Compromise is necessary and proper in many areas of life. But is it possible to compromise on a moral principle? Leonard E. Read takes up that question this month in our reprint series, “Anything That’s Peaceful,” honoring the centenary of the birth of FEE’s founding president.
Homeschooling is growing, and government school officials know it. That could be why they are offering homeschooling families various tempting goodies with the inevitable strings. Chris Cardiff cautions families against getting ensnared.
Urban policy expert Sam Staley makes it his business to observe how municipal governments stifle entrepreneurship and thereby diminish the vitality of cities. He focuses on the hamstringing of the taxicab business and wonders if bureaucrats will ever learn.
When Mother Teresa died last year, people might have wondered why poverty persists in India. Economist Parth Shah, who directs the Centre for Civil Society in New Delhi, examines two possible explanations and suggests a path to prosperity.
Americans widely know that labor law permits unions in some states to force workers to be dues-paying members. Labor economist Charles Baird surveys the law and key court cases and says that is an example of knowing something that isn’t so.
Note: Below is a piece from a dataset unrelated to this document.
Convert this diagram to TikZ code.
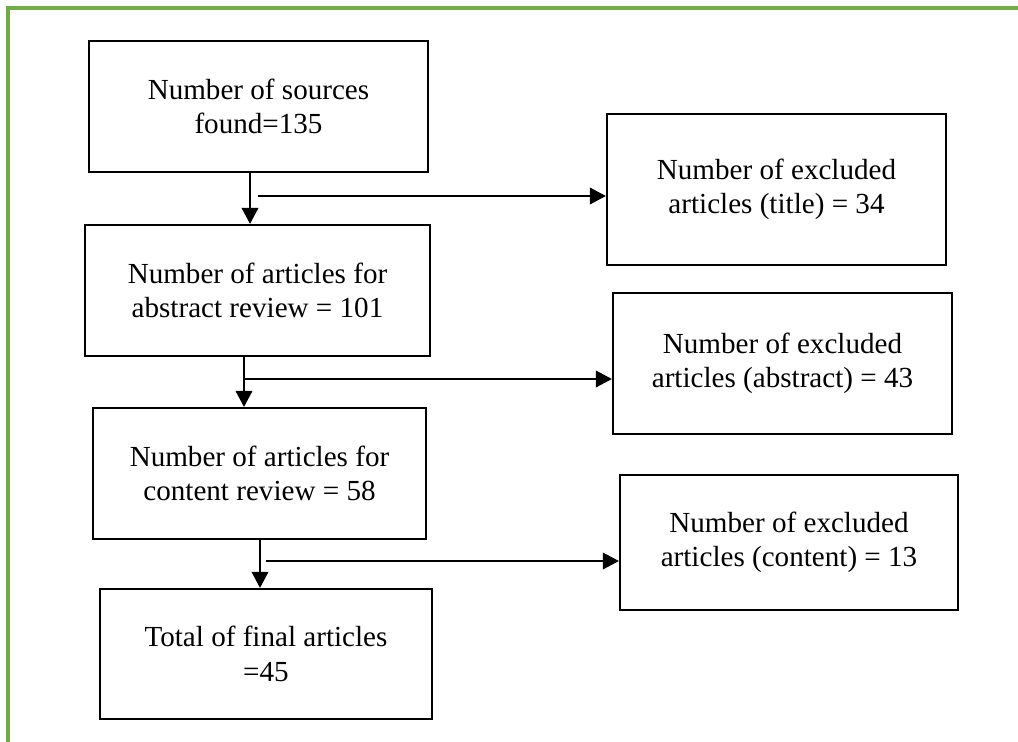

A prominent accounting firm set aside a day to “give something back” to the community. That, writes George Leef, implies that the firm doesn’t routinely produce value for others in the course of everyday business. Was the firm unwittingly sending an anti-capitalistic message?
Historically, the jury has served as a protective layer between citizen and state through its right to nullify laws when they would produce injustice in particular cases. Today that role is kept secret. Nathan Lapp discusses the courts’ usurpation of jury rights and its link to the decline of liberty.
Tibor Machan has been listening to government public service announcements and finds them wanting in the truth department. Should the government lie to us even for a “good cause”? Machan has doubts but finds a silver lining.
When John Hood branded tax-financed welfare as “theft” during a debate, an opponent argued that society had a just claim to people’s incomes because it was indispensable to the production of wealth. Hood found a refutation of that argument in the works of classical liberal philosopher John Locke.
The founder of General Motors, William Durant, was an innovative and persevering entrepreneur. Burt Folsom, drawing on his new book, Empire Builders (which is reviewed in this issue), tells the story of this fascinating man who made so many lives better.
We could each be doing more to increase the nation’s gross domestic product. Lawrence Parks has a few suggestions. But please be careful.
Our regular columnists also contribute their sparkling insights. Doug Bandow proposes a link between privatization of Social Security and repeal of corporate welfare programs; Lawrence Reed tells of privatization efforts in Michigan; and Mark Skousen comments on the new edition of Paul Samuelson’s Economics.
The book review section spotlights volumes on topics that include exploration of outer space, Afrocentrism, immigration, education, reputation, assimilation, and the legacy of columnist Warren Brookes.